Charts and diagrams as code

** Start **

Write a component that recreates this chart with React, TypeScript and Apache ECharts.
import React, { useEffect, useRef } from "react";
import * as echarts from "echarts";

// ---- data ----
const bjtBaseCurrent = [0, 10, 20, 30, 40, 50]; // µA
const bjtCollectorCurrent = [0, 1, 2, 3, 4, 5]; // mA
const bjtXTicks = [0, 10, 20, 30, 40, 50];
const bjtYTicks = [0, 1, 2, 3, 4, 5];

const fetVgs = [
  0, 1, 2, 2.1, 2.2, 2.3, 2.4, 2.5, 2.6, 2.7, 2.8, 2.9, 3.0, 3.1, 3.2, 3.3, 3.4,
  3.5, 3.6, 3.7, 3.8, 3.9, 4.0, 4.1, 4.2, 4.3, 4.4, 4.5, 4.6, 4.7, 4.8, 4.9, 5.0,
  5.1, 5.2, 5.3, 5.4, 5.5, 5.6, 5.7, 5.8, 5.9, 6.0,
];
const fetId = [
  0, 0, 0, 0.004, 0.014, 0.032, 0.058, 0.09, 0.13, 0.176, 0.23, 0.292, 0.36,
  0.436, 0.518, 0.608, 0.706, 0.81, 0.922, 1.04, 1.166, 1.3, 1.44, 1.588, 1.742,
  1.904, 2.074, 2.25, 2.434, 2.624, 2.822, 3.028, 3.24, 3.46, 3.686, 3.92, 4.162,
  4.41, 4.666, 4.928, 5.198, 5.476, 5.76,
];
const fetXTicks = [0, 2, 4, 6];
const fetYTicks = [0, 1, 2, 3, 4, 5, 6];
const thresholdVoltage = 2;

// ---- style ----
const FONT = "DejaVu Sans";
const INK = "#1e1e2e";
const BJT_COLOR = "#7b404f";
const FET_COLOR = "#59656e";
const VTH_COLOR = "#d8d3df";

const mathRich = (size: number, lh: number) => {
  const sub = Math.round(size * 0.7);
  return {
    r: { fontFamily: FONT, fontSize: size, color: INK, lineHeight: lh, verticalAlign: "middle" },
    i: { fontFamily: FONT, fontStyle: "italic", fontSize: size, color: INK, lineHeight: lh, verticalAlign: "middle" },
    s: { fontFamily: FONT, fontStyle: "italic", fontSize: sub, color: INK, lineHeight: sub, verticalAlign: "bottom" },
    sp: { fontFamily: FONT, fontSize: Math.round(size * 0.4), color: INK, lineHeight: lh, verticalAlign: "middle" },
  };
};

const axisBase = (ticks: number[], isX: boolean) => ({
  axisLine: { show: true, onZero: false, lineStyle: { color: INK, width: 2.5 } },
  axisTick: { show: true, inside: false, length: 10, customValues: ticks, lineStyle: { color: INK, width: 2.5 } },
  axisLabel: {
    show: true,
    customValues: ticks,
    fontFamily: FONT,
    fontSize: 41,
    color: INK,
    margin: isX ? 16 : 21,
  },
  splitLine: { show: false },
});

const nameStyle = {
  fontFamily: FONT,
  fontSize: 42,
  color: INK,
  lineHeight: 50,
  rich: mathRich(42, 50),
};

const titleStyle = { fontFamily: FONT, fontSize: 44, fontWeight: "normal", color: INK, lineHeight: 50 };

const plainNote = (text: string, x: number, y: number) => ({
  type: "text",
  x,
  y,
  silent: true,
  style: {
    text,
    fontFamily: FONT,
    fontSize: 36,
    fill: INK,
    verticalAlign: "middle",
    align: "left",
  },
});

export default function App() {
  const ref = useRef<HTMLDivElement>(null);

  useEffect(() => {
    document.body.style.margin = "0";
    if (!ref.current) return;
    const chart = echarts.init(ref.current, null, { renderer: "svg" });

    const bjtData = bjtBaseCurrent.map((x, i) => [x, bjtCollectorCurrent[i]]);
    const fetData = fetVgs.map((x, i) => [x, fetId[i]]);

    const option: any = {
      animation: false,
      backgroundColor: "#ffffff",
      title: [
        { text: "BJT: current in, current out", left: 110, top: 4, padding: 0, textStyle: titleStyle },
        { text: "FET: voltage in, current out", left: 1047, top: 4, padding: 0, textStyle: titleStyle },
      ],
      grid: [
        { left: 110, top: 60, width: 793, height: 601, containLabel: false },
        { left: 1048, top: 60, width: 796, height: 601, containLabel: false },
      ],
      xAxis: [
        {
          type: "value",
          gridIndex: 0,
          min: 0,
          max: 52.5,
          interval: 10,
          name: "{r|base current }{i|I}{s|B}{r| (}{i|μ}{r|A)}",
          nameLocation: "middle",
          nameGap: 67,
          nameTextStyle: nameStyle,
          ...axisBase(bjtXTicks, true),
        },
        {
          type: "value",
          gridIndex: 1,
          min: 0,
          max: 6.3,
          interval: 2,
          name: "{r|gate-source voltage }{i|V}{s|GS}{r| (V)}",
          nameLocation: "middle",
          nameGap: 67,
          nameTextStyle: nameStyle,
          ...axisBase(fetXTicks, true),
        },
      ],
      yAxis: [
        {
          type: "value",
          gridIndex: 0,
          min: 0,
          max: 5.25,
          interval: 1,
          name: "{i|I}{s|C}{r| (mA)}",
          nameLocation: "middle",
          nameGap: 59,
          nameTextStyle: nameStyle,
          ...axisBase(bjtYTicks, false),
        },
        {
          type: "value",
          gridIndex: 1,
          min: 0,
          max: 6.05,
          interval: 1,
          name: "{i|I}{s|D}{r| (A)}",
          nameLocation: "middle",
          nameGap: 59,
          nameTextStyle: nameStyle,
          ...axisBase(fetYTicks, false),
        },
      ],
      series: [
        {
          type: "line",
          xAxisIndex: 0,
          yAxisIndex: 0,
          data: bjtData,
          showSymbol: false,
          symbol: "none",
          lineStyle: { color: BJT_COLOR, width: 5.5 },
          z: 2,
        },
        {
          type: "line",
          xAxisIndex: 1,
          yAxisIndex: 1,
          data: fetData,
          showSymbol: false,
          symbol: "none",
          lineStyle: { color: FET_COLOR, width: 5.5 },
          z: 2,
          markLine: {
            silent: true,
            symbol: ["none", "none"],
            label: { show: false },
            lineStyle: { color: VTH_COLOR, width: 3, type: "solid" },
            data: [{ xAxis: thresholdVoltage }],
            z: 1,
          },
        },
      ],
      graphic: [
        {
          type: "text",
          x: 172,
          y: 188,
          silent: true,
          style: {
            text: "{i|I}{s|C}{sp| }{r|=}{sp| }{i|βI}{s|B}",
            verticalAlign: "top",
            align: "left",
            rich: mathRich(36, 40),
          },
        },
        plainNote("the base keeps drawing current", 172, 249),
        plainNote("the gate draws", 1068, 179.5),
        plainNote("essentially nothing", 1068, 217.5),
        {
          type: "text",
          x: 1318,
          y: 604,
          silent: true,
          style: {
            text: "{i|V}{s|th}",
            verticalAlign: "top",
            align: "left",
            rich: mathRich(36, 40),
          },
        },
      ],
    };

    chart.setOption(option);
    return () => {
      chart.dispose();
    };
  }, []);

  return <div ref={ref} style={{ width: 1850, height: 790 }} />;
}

** End **
** Start **

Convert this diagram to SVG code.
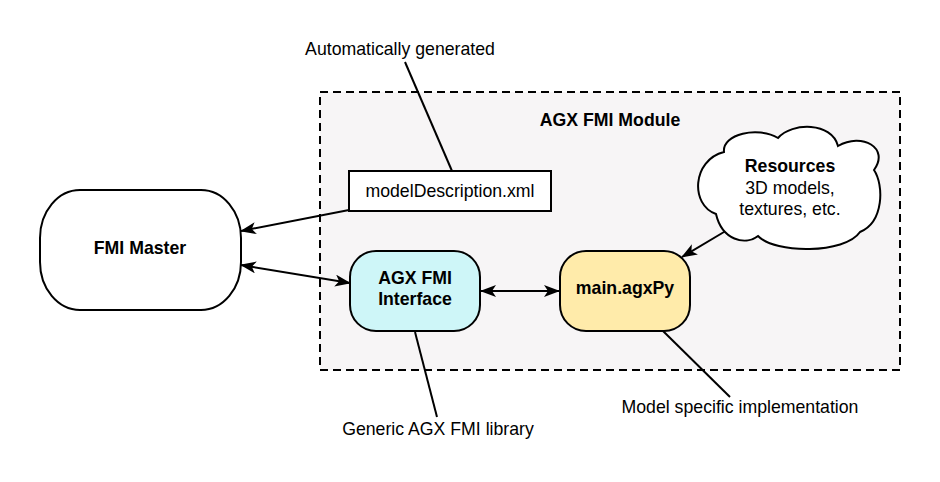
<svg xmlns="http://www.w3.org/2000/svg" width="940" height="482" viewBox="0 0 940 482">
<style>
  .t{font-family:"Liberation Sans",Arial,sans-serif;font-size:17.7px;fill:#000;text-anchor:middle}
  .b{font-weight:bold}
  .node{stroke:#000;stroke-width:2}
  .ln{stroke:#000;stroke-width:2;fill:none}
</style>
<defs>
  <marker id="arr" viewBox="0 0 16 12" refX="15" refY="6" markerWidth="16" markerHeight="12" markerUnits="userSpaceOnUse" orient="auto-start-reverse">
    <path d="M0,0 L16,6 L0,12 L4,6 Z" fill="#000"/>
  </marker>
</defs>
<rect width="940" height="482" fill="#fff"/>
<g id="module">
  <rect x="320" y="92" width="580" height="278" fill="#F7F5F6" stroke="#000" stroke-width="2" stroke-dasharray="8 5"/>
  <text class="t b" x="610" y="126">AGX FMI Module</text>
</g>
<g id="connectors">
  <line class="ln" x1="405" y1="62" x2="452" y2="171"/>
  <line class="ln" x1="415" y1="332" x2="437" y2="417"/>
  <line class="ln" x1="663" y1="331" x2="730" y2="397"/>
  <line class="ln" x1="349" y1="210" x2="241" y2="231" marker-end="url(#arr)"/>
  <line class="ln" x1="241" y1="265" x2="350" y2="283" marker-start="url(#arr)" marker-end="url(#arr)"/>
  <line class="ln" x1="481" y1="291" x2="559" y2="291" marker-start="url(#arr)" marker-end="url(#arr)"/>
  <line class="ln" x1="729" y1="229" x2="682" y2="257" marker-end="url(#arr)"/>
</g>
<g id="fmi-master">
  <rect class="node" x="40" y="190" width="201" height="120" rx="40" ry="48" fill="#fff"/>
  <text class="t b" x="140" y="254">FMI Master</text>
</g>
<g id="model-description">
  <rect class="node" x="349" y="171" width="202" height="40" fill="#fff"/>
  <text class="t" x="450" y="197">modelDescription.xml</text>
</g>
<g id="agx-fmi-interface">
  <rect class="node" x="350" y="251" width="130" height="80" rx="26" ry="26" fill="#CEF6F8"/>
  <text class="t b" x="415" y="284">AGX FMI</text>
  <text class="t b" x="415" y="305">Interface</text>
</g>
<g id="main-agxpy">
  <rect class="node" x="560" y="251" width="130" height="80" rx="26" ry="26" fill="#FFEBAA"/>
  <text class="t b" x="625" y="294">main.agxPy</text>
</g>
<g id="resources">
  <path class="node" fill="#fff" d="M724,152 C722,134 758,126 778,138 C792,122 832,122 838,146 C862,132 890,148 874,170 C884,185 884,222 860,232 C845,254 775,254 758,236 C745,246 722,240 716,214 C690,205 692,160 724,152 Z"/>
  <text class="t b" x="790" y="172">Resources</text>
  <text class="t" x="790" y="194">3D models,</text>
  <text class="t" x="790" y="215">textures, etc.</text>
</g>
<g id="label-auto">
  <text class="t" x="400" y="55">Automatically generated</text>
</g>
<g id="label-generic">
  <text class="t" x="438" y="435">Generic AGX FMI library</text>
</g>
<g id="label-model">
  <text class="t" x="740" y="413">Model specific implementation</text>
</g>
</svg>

** End **
** Start **

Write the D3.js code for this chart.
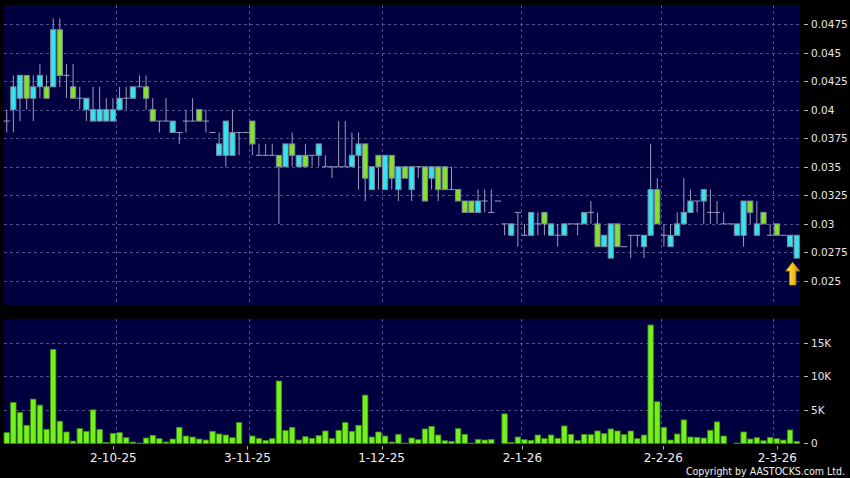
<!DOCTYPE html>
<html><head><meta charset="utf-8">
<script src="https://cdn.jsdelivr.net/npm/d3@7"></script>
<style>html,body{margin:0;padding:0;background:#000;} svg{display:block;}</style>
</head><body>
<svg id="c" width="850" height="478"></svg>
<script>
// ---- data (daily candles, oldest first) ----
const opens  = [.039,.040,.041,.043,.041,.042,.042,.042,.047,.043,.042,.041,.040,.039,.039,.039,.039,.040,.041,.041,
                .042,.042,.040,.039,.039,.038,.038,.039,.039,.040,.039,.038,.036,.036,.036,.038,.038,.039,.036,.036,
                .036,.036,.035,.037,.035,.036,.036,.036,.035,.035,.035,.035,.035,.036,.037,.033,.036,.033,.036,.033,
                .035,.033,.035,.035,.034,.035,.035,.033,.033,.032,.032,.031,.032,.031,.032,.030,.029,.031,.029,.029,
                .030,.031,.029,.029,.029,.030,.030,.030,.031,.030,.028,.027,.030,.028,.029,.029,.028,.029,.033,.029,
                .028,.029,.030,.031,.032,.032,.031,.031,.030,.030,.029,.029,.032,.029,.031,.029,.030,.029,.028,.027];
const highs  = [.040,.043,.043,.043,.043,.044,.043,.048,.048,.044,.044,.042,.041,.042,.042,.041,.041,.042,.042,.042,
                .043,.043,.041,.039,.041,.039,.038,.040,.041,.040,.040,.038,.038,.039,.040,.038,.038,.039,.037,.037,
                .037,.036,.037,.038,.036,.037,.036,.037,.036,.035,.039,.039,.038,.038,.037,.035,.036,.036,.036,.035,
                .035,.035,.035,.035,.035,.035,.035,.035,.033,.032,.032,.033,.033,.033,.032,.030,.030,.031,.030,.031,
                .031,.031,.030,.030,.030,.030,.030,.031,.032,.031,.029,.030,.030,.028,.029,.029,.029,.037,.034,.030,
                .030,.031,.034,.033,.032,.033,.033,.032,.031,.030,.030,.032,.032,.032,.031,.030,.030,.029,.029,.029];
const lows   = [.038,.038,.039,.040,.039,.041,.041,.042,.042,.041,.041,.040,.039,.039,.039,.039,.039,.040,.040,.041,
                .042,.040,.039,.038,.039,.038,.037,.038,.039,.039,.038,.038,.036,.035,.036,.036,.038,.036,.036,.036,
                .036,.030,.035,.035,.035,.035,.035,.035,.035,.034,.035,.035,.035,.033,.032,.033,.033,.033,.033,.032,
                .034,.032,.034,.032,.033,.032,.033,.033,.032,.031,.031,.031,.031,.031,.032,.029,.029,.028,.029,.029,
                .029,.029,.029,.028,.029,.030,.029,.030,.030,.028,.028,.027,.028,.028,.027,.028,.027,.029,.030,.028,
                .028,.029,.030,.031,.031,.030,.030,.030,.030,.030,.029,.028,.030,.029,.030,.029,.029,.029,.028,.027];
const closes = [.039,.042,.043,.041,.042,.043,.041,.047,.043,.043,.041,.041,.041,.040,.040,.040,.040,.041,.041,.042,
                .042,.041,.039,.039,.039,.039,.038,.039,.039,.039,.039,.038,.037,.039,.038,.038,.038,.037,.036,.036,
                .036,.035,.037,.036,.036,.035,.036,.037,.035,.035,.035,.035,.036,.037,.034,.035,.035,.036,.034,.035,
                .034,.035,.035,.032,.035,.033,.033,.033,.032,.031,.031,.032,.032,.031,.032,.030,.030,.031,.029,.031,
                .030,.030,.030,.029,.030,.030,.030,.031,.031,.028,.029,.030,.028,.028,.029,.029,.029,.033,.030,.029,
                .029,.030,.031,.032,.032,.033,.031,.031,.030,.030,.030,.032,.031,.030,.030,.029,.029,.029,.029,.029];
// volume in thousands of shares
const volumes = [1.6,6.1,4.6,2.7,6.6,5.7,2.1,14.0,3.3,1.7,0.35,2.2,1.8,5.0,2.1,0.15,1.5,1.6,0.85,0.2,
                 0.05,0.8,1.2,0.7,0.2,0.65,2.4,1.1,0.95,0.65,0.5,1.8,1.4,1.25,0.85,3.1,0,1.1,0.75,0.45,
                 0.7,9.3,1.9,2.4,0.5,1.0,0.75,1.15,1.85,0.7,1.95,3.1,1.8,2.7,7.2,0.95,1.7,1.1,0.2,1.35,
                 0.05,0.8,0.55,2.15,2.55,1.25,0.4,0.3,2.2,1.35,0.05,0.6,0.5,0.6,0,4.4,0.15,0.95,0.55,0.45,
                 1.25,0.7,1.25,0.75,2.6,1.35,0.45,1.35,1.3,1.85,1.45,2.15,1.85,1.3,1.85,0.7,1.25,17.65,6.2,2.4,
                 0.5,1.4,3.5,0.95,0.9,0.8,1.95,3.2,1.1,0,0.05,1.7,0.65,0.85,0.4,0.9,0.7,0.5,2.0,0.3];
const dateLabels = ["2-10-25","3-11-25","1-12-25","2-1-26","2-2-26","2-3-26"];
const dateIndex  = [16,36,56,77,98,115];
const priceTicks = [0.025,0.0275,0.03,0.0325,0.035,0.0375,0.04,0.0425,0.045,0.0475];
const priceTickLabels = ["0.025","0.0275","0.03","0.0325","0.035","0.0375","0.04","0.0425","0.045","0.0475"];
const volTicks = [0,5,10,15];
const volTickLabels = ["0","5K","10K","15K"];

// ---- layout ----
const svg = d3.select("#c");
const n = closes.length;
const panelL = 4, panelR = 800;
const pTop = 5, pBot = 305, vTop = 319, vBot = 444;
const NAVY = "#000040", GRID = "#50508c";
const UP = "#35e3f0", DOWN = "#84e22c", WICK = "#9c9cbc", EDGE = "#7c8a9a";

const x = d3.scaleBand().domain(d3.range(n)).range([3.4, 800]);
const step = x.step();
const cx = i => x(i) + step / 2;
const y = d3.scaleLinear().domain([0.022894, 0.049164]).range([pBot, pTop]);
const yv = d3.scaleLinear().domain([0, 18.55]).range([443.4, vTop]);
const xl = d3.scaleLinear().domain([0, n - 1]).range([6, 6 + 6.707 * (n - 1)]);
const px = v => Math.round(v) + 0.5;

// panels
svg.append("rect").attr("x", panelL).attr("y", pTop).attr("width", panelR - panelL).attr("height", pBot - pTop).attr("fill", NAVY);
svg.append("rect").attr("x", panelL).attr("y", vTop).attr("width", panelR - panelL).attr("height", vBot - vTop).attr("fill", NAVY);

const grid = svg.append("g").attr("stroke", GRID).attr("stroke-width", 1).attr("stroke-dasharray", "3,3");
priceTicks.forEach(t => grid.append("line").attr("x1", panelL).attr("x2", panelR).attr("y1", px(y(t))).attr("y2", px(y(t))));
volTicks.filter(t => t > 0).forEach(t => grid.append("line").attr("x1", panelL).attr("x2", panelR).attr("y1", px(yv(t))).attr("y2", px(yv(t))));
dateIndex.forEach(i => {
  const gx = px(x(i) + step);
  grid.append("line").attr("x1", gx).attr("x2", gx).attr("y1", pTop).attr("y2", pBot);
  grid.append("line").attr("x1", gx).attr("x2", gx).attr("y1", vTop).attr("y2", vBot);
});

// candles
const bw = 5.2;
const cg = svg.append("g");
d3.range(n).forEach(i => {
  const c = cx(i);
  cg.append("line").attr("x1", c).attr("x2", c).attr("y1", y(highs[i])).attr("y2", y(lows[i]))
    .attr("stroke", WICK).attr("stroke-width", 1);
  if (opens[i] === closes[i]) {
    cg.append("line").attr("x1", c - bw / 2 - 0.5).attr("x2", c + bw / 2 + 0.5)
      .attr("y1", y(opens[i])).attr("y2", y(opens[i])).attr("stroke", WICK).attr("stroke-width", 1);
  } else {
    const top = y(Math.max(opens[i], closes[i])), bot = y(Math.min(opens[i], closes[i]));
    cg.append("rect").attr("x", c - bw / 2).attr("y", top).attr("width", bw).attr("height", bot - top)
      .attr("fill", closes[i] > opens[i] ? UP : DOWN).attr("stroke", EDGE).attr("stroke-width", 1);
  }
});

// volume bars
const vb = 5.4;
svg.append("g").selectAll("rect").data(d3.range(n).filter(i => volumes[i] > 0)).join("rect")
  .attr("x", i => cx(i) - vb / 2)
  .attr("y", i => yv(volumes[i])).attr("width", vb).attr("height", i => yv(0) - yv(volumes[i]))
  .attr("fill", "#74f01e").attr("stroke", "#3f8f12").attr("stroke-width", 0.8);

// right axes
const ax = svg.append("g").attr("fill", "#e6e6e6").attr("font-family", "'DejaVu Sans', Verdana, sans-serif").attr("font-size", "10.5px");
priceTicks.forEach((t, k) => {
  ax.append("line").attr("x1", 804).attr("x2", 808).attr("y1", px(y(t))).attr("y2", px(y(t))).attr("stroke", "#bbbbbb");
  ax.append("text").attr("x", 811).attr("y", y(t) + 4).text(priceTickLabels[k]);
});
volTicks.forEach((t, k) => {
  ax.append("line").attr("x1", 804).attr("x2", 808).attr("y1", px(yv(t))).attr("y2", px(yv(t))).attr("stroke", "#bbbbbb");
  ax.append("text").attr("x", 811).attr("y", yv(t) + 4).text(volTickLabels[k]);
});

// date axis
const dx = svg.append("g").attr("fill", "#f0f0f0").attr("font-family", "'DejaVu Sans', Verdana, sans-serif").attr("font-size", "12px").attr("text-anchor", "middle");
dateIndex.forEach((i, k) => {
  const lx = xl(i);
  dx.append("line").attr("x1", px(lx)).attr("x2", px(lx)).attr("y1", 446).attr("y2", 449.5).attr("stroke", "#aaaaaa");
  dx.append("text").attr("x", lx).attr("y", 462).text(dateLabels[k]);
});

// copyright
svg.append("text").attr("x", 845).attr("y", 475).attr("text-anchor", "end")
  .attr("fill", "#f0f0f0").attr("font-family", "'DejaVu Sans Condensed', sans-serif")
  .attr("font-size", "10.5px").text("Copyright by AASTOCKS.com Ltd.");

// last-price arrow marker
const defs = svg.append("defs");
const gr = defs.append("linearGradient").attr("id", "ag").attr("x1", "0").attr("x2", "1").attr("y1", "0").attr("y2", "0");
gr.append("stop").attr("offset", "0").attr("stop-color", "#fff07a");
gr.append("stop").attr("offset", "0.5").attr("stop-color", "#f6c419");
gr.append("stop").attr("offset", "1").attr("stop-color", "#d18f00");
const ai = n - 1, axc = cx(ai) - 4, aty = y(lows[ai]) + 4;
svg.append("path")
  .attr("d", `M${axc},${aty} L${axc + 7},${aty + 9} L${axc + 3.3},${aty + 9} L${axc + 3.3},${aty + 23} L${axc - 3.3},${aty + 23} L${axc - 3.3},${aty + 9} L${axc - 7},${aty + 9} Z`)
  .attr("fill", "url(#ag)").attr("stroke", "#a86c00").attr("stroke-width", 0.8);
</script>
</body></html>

** End **

→ **Written problem**: In the listing above, locate the line containing "Write a component" and the line containing "import * as". Extract those two lines and every line between them, exactly as written, and only those.

→ **The response**:
Write a component that recreates this chart with React, TypeScript and Apache ECharts.
import React, { useEffect, useRef } from "react";
import * as echarts from "echarts";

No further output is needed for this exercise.